Restate the listing below word for word, omitting any images.

## Begin SOURCE DATA

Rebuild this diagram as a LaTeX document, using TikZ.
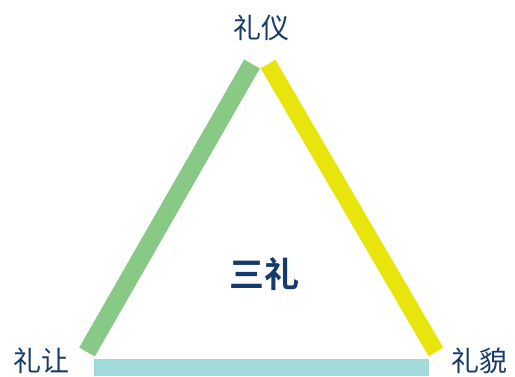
\documentclass[tikz,border=0pt]{standalone}
\usepackage{fontspec}
\newfontfamily\cjk{Noto Sans CJK SC}
\newfontfamily\cjkbold{Noto Sans CJK SC Bold}
\definecolor{barGreen}{HTML}{88CA85}
\definecolor{barYellow}{HTML}{E8E50C}
\definecolor{barCyan}{HTML}{A2D9D9}
\definecolor{txtBlue}{HTML}{163A6A}
\begin{document}
\begin{tikzpicture}[x=1pt,y=-1pt,
  lbl/.style={text=txtBlue,font=\cjk\fontsize{28}{32}\selectfont,inner sep=0pt},
  ctr/.style={text=txtBlue,font=\cjkbold\fontsize{35}{40}\selectfont,inner sep=0pt},
  bar/.style={line width=18pt,line cap=butt}]
\useasboundingbox (0,0) rectangle (515,376);
\coordinate (gTop) at (252,64);
\coordinate (gBot) at (87,352);
\coordinate (yTop) at (268,64);
\coordinate (yBot) at (436,352);
\draw[bar,barGreen] (gBot) -- (gTop);
\draw[bar,barYellow,line width=17pt] (yTop) -- (yBot);
\fill[barCyan] (94,359) rectangle (429,376);
\node[lbl] (top) at (261,28) {礼仪};
\node[lbl] (left) at (41,361) {礼让};
\node[lbl] (right) at (479,361) {礼貌};
\node[ctr] (center) at (264,274) {三礼};
\end{tikzpicture}
\end{document}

## End SOURCE DATA

* **COMPLETED TASK**
Rebuild this diagram as a LaTeX document, using TikZ.
\documentclass[tikz,border=0pt]{standalone}
\usepackage{fontspec}
\newfontfamily\cjk{Noto Sans CJK SC}
\newfontfamily\cjkbold{Noto Sans CJK SC Bold}
\definecolor{barGreen}{HTML}{88CA85}
\definecolor{barYellow}{HTML}{E8E50C}
\definecolor{barCyan}{HTML}{A2D9D9}
\definecolor{txtBlue}{HTML}{163A6A}
\begin{document}
\begin{tikzpicture}[x=1pt,y=-1pt,
  lbl/.style={text=txtBlue,font=\cjk\fontsize{28}{32}\selectfont,inner sep=0pt},
  ctr/.style={text=txtBlue,font=\cjkbold\fontsize{35}{40}\selectfont,inner sep=0pt},
  bar/.style={line width=18pt,line cap=butt}]
\useasboundingbox (0,0) rectangle (515,376);
\coordinate (gTop) at (252,64);
\coordinate (gBot) at (87,352);
\coordinate (yTop) at (268,64);
\coordinate (yBot) at (436,352);
\draw[bar,barGreen] (gBot) -- (gTop);
\draw[bar,barYellow,line width=17pt] (yTop) -- (yBot);
\fill[barCyan] (94,359) rectangle (429,376);
\node[lbl] (top) at (261,28) {礼仪};
\node[lbl] (left) at (41,361) {礼让};
\node[lbl] (right) at (479,361) {礼貌};
\node[ctr] (center) at (264,274) {三礼};
\end{tikzpicture}
\end{document}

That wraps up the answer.